A survey for The Times newspaper suggests Conservative Party membership has fallen by nearly a half over the last five years. Levels of membership are now believed lower than Labour's.
Michael Pinto-Duschinsky, an expert in party organisation and a senior
research fellow at Brunel University, found the Tory membership roll is now
between 350,000 and 400,000 at most. Mr Pinto-Duschinsky believes those figures could be padded, for example by the inclusion of former and even dead members.
Labour's membership has soared by two-thirds since 1992, to 420,000 - the result of a concerted recruitment drive spearheaded by John Prescott, now the Deputy Prime Minister.
The Times says Mr Pinto-Duschinsky's estimates are based on statistics
collected from 340 local Tory associations. He found that in many inner cities, in Glasgow and the Welsh valleys, the Tory party had virtually ceased to exist and was kept going only by a "tiny handful of elderly stalwarts".
One fifth of the constituencies surveyed had membership of 100 or less, and
often only a couple of dozen or even lower. The Rhondda party was defunct for part of last year and reformed for the general election, according to Mr Pinto-Duschinsky. In 10 of the strongest associations, membership had dropped by two fifths over the last three years.
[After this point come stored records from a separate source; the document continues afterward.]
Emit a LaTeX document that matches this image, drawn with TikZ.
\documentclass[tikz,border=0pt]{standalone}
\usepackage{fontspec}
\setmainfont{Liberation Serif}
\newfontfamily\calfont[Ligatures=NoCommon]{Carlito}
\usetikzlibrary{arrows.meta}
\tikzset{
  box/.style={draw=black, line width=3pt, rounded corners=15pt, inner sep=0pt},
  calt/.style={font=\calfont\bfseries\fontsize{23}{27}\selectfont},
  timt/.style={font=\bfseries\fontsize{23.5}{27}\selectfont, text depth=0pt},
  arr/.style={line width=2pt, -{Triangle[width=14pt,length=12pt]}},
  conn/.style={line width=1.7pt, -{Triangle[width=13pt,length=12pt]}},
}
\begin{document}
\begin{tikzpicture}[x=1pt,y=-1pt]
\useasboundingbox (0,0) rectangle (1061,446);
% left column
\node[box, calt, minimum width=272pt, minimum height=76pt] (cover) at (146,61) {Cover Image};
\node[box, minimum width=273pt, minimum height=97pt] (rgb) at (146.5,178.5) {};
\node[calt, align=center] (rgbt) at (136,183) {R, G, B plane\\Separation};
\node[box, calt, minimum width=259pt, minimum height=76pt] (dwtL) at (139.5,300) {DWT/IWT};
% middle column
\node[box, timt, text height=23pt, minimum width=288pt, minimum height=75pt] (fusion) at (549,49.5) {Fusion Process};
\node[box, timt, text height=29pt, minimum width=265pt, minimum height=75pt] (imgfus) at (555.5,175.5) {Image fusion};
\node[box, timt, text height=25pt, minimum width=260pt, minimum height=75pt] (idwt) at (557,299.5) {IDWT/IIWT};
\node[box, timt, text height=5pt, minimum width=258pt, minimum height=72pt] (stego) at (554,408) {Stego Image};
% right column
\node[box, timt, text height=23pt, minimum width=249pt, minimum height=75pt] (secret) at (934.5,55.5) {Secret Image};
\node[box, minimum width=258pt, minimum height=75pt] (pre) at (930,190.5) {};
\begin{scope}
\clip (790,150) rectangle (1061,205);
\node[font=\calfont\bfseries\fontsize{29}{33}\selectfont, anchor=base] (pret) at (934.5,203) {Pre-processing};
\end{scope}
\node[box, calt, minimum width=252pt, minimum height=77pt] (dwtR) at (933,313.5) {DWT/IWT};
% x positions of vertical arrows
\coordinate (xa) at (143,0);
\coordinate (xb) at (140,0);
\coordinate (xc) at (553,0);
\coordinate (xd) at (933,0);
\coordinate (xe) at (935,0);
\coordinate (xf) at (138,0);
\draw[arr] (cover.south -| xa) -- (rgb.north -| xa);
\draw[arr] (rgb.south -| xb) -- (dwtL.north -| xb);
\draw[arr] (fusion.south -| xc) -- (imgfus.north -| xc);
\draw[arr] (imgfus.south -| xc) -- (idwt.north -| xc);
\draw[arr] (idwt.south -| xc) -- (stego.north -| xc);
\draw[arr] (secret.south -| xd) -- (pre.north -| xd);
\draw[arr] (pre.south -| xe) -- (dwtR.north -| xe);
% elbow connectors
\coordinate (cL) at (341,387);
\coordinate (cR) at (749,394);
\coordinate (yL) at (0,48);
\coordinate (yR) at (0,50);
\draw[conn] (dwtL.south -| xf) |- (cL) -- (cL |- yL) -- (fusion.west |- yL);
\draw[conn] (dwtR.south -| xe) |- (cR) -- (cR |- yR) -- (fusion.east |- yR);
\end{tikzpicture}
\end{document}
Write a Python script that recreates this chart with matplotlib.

A spokeswoman for Conservative Central Office said that as the party did not
keep a central membership register, she could not comment on the figures.
The claims will boost the case now being made by all the Tory leadership
candidates for wholesale party reforms and a drive to attract more members,
particularly younger people.
The state of the party at grass roots level is a serious cause for
concern to the party. On Wednesday night, the Tory backbench 1922 Committee agreed that sitting MPs should
"adopt and nurture" constituencies which the Conservatives lost on May 1 to offer activists "a lifeline to Westminster" and ensure local parties in those areas did not "disintegrate".